Tensions are high with the presidential election approaching in November and there is a common issue appearing not only on campus but all over the US: how do you interact respectfully with people that have vastly different political views than you?
Many people tend to have a hard time keeping their opinions to themselves. Some like to debate, while others try to persuade people into their beliefs. But Ferris State University has a number of programs attempting to educate faculty and students about elections and how to handle politics.
On Friday, Sept. 16, interested faculty and staff attended their first of six discussions to explore resources and views on how campus is dealing with the election.
“It’s an informal group opportunity for faculty members who feel that political differences are a way of relating to one another. How we go about understanding people who have different views,” said Julie Rowan from the Center for Teaching and Learning.
Political differences aren’t a rare occurrence in the classroom, particularly at the college level. Although many professors try to keep their views out of discussions, that doesn’t always stop them from spilling through.

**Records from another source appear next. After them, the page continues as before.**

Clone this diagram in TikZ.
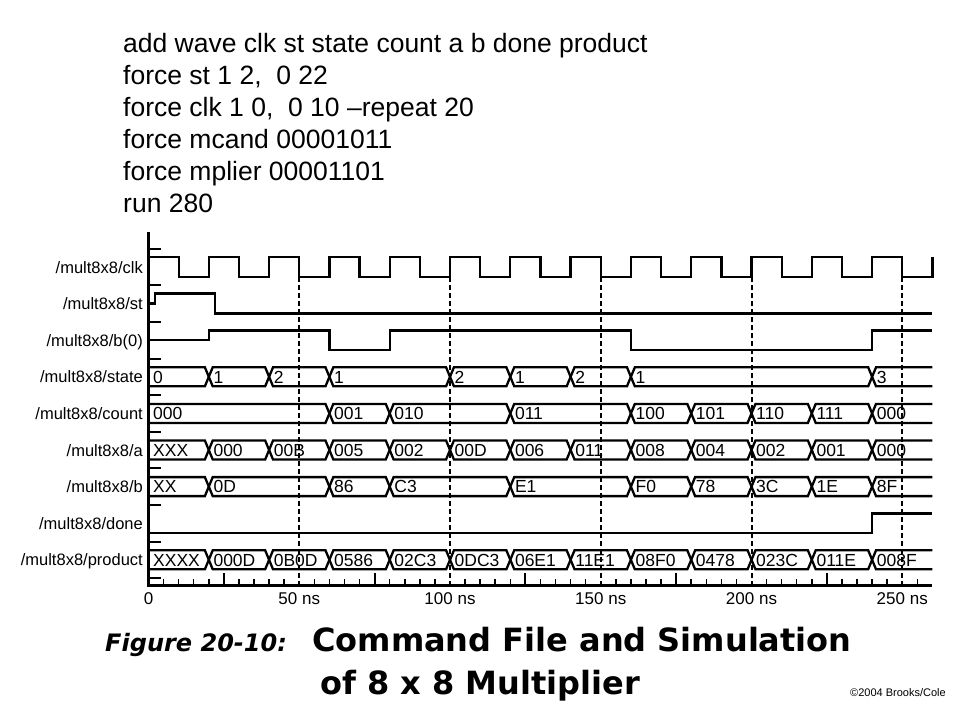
\documentclass[tikz,border=0pt]{standalone}
\usepackage{fontspec}
\setmainfont{Liberation Sans}
\newfontfamily\titlefont{DejaVu Sans}
\begin{document}
\begin{tikzpicture}[x=1pt,y=-1pt]
\tikzset{
 cmd/.style={anchor=base west, inner sep=0pt, font=\fontsize{26.5}{30}\selectfont},
 sig/.style={anchor=base east, inner sep=0pt, font=\fontsize{16.5}{20}\selectfont},
 val/.style={anchor=base west, inner sep=0pt, font=\fontsize{17.5}{19}\selectfont},
 tlab/.style={anchor=base, inner sep=0pt, font=\fontsize{17}{19}\selectfont},
 wave/.style={line width=2.3pt},
 axisline/.style={line width=3pt},
 gridline/.style={line width=2pt, dash pattern=on 5pt off 3pt},
 ttl/.style={anchor=base west, inner sep=0pt, font=\titlefont\bfseries\fontsize{32}{36}\selectfont},
}
\useasboundingbox (0,0) rectangle (960,720);
\fill[white] (0,0) rectangle (960,720);

% command file text
\node[cmd] (c1) at (123,52)  {add wave clk st state count a b done product};
\node[cmd] (c2) at (123,84)  {force st 1 2, \ 0 22};
\node[cmd] (c3) at (123,116) {force clk 1 0, \ 0 10 –repeat 20};
\node[cmd] (c4) at (123,148) {force mcand 00001011};
\node[cmd] (c5) at (123,180) {force mplier 00001101};
\node[cmd] (c6) at (123,212) {run 280};

% signal names
\foreach \i/\nm in {0/clk,1/st,2/b(0),3/state,4/count,5/a,6/b,7/done,8/product}{
  \node[sig] (s\i) at (143,{267+36.6*\i+6}) {/mult8x8/\nm};
}

\newcommand\busrow[4]{%
  \foreach \a/\b/\l in {#2}{%
    \pgfmathsetmacro\da{(\a==0) ? 0 : 1.3}%
    \draw[wave, line join=miter] (\a,#1) -- ({\a+\da},{#1-9.5}) -- ({\b-1.3},{#1-9.5}) -- (\b,#1)
       -- ({\b-1.3},{#1+9.5}) -- ({\a+\da},{#1+9.5}) -- cycle;
    \node[val] at ({\a+1.5},{#1+6.2}) {\l};
  }%
  \draw[wave, line join=miter] (260,{#1-9.5}) -- ({#3+1.3},{#1-9.5}) -- (#3,#1) -- ({#3+1.3},{#1+9.5}) -- (260,{#1+9.5});
  \node[val] at ({#3+1.5},{#1+6.2}) {#4};
}

\begin{scope}[x=3.015pt, xshift=148.5pt]
  % dashed time grid
  \foreach \t in {50,100,150,200,250}{
    \draw[gridline] (\t,277) -- (\t,585);
  }
  % clk
  \draw[wave, line join=miter] (0,257) \foreach \k in {0,...,12}{
     -- ({20*\k+10},257) -- ({20*\k+10},277) -- ({20*\k+20},277) -- ({20*\k+20},257) };
  % st
  \draw[wave, line join=miter] (0,303.6) -- (2.2,303.6) -- (2.2,293.6) -- (22,293.6) -- (22,313.6) -- (260,313.6);
  % b(0)
  \draw[wave, line join=miter] (0,340.2) -- (20,340.2) -- (20,330.5) -- (60,330.5) -- (60,349.9)
     -- (80,349.9) -- (80,330.5) -- (160,330.5) -- (160,349.9) -- (240,349.9) -- (240,330.5) -- (260,330.5);
  % state
  \busrow{376.8}{0/20/0,20/40/1,40/60/2,60/100/1,100/120/2,120/140/1,140/160/2,160/240/1}{240}{3}
  % count
  \busrow{413.4}{0/60/000,60/80/001,80/120/010,120/160/011,160/180/100,180/200/101,200/220/110,220/240/111}{240}{000}
  % a
  \busrow{450}{0/20/XXX,20/40/000,40/60/00B,60/80/005,80/100/002,100/120/00D,120/140/006,140/160/011,160/180/008,180/200/004,200/220/002,220/240/001}{240}{000}
  % b
  \busrow{486.6}{0/20/XX,20/60/0D,60/80/86,80/120/C3,120/160/E1,160/180/F0,180/200/78,200/220/3C,220/240/1E}{240}{8F}
  % done
  \draw[wave, line join=miter] (0,533) -- (240,533) -- (240,513.5) -- (260,513.5);
  % product
  \busrow{559.8}{0/20/XXXX,20/40/000D,40/60/0B0D,60/80/0586,80/100/02C3,100/120/0DC3,120/140/06E1,140/160/11E1,160/180/08F0,180/200/0478,200/220/023C,220/240/011E}{240}{008F}

  % left ticks
  \foreach \i in {0,...,9}{
    \draw[line width=2pt] (0,{248.7+36.6*\i}) -- (4.3,{248.7+36.6*\i});
  }
  % bottom ticks
  \foreach \t in {5,10,15,20,30,35,40,45,55,60,65,70,80,85,90,95,105,110,115,120,130,135,140,145,155,160,165,170,180,185,190,195,205,210,215,220,230,235,240,245,255}{
    \draw[line width=1.5pt] (\t,585) -- (\t,579);
  }
  \foreach \t in {25,75,125,175,225}{
    \draw[line width=2pt] (\t,585) -- (\t,573);
  }
  % axes
  \draw[axisline] (0,232) -- (0,586.5);
  \draw[axisline] (-0.5,585) -- (260,585);
  % time labels
  \node[tlab] (t0) at (0,604) {0};
  \node[tlab] (t50) at (50,604) {50 ns};
  \node[tlab] (t100) at (100,604) {100 ns};
  \node[tlab] (t150) at (150,604) {150 ns};
  \node[tlab] (t200) at (200,604) {200 ns};
  \node[tlab] (t250) at (250,604) {250 ns};
\end{scope}

% caption
\node[anchor=base west, inner sep=0pt, font=\titlefont\bfseries\itshape\fontsize{24}{28}\selectfont] (fig) at (105,651) {Figure 20-10:};
\node[ttl] (title1) at (312,651) {Command File and Simulation};
\node[ttl] (title2) at (320,694) {of 8 x 8 Multiplier};
\node[anchor=base west, inner sep=0pt, font=\fontsize{11}{13}\selectfont] (copy) at (850,696) {©2004 Brooks/Cole};
\end{tikzpicture}
\end{document}
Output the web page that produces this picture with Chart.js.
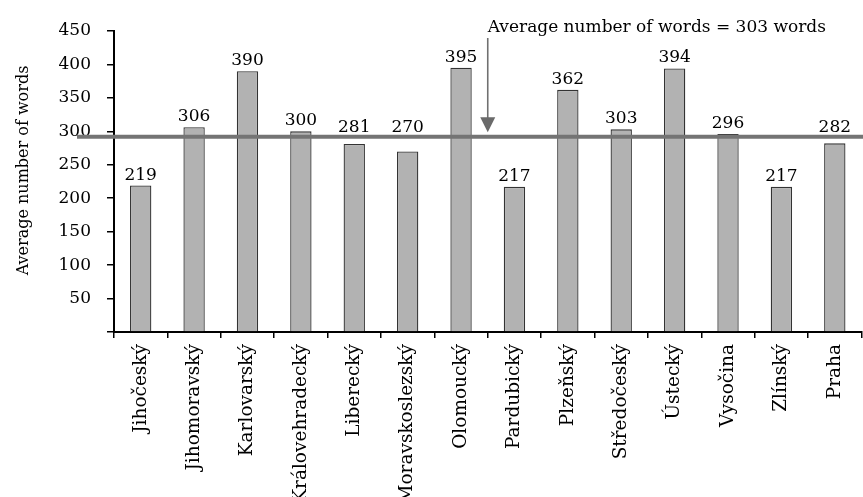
<!DOCTYPE html>
<html>
<head>
<meta charset="utf-8">
<script src="https://cdn.jsdelivr.net/npm/chart.js@4"></script>
<style>
  html, body { margin: 0; padding: 0; background: #fff; overflow: hidden; }
  #wrap { width: 863px; height: 497px; position: relative; }
</style>
</head>
<body>
<div id="wrap"><canvas id="c"></canvas></div>
<script>
const regions = ["Jihočeský", "Jihomoravský", "Karlovarský", "Královehradecký", "Liberecký",
  "Moravskoslezský", "Olomoucký", "Pardubický", "Plzeňský", "Středočeský", "Ústecký",
  "Vysočina", "Zlínský", "Praha"];
const averageWords = [219, 306, 390, 300, 281, 270, 395, 217, 362, 303, 394, 296, 217, 282];
const yTicks = [0, 450, 50]; // min, max, step
const averageLineValue = [292];      // where the reference line is drawn
const averageLabel = ["Average number of words = 303 words"];
const yTitle = ["Average number of words"];
const arrowCategoryPos = [6.5];      // arrow sits between Olomoucký and Pardubický

const FONT = "'DejaVu Serif', 'Liberation Serif', serif";

const overlay = {
  id: 'overlay',
  afterDatasetsDraw(chart) {
    const ctx = chart.ctx;
    const xs = chart.scales.x, ys = chart.scales.y;
    const area = chart.chartArea;
    const avg = averageLineValue[0];
    const yAvg = ys.getPixelForValue(avg);
    // data labels (labels of bars just under the line are lifted above it, as in the reference)
    const meta = chart.getDatasetMeta(0);
    ctx.save();
    ctx.font = "17px " + FONT;
    ctx.fillStyle = '#000';
    ctx.textAlign = 'center';
    ctx.textBaseline = 'alphabetic';
    meta.data.forEach((bar, i) => {
      const v = averageWords[i];
      let yy = bar.y - 6;
      if (v > avg - 40 && v < avg + 15) yy = Math.min(yy, yAvg - 5);
      ctx.fillText(String(v), bar.x, yy);
    });
    // average line
    ctx.strokeStyle = '#747474';
    ctx.lineWidth = 4;
    ctx.beginPath();
    ctx.moveTo(77, yAvg);
    ctx.lineTo(chart.width, yAvg);
    ctx.stroke();
    // arrow
    const ax = xs.getPixelForValue(arrowCategoryPos[0]);
    const tipY = yAvg - 4.5;
    ctx.strokeStyle = '#707070';
    ctx.fillStyle = '#6a6a6a';
    ctx.lineWidth = 1.6;
    ctx.beginPath();
    ctx.moveTo(ax, 38);
    ctx.lineTo(ax, tipY - 13);
    ctx.stroke();
    ctx.beginPath();
    ctx.moveTo(ax - 7.5, tipY - 15);
    ctx.lineTo(ax + 7.5, tipY - 15);
    ctx.lineTo(ax, tipY);
    ctx.closePath();
    ctx.fill();
    // annotation text
    ctx.fillStyle = '#000';
    ctx.textAlign = 'left';
    ctx.font = "17px " + FONT;
    ctx.fillText(averageLabel[0], ax, 32);
    // y axis title
    ctx.translate(24, (area.top + area.bottom) / 2 - 11);
    ctx.rotate(-Math.PI / 2);
    ctx.textAlign = 'center';
    ctx.textBaseline = 'middle';
    ctx.font = "16px " + FONT;
    ctx.fillText(yTitle[0], 0, 0);
    ctx.restore();
  }
};

new Chart(document.getElementById('c'), {
  type: 'bar',
  data: {
    labels: regions,
    datasets: [{
      data: averageWords,
      backgroundColor: '#b2b2b2',
      borderColor: '#333333',
      borderWidth: 1.3,
      categoryPercentage: 1.0,
      barPercentage: 0.4
    }]
  },
  options: {
    responsive: true,
    maintainAspectRatio: false,
    animation: false,
    devicePixelRatio: 1,
    layout: { padding: { top: 31, right: 0, left: 0, bottom: 0 } },
    plugins: { legend: { display: false }, tooltip: { enabled: false } },
    scales: {
      x: {
        afterFit(scale) { scale.height = 165; },
        grid: { display: true, drawOnChartArea: false, color: '#000', lineWidth: 1.5, tickLength: 6, offset: true },
        border: { display: true, color: '#000', width: 2 },
        ticks: {
          autoSkip: false, maxRotation: 90, minRotation: 90, padding: 6,
          color: '#000', font: { family: FONT, size: 18.5 }
        }
      },
      y: {
        min: yTicks[0], max: yTicks[1],
        afterFit(scale) { scale.width = 114; },
        grid: { display: true, drawOnChartArea: false, color: '#000', lineWidth: 1.5, tickLength: 7 },
        border: { display: true, color: '#000', width: 2 },
        ticks: {
          stepSize: yTicks[2], padding: 16, color: '#000',
          font: { family: FONT, size: 17 },
          callback: v => v === 0 ? '' : v
        },
        title: { display: false }
      }
    }
  },
  plugins: [overlay]
});
</script>
</body>
</html>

“I am a Political Science student and I have always thought that the Political Science professors were the best when it comes to staying neutral and avoiding pressuring students into thinking certain ways,” said Ferris political science senior Jake Law. “The professors that I have seen firsthand try to sway students a certain way have usually been sociology, psychology and philosophy professors.”
Law even remembered a particular incident in which a professor took a break from course content to share his views on a historical political event.
“There was an ethics professor I had who dedicated an entire 50 minute period to ripping on the Bush/Cheney administration,” said Law. “About the way they approached the war in Iraq. It had very little to do with the course.”
According to Rowan, the discussions will also include analysis of different written works exploring psychological and moral reasons behind why people identify with specific aspects of different political platforms.
“It’s not so much about solving political issues,” Rowan said. “It’s rooted in exploring some of the reasons behind why people hold the values, beliefs and ideas that they do.”
In addition to the six week program for faculty, there are a number of other groups around campus geared toward engaging students in political discussion.
One such organization is the Political Engagement Project (PEP). Ferris communications professor Kristi Scholten is one of six faculty members that is involved with PEP. Scholten, like many staff and faculty members, has her own ideas as to how politics are, and how they should be, approached in the classroom.
“I think that some professors disengage or don’t necessarily bring up specifically hot-button political topics because they know they’re highly emotional and they know that students will get angry or upset or have very strong feelings, which obviously can derail whatever lesson is being taught that day,” Scholten said. “But I also think there are just as many faculty members that embrace trying to bring those up in a very safe way where people are allowed to have a difference of opinion.”
On top of PEP, there are the College Republicans and Young Americans for Liberty on campus. Law, however, admits that there is a hole where a democratic student organization ought to be.
“It would be nice to see the College Democrats return to campus so that our student body can feature both sides of the political spectrum,” Law said.
PEP and the Mecosta County Democrats will be co-hosting a watch party for the first presidential debate on Monday, Sept. 26, from 8 p.m. to 10:30 p.m. The event is catered and is open to both the Ferris State community and the public.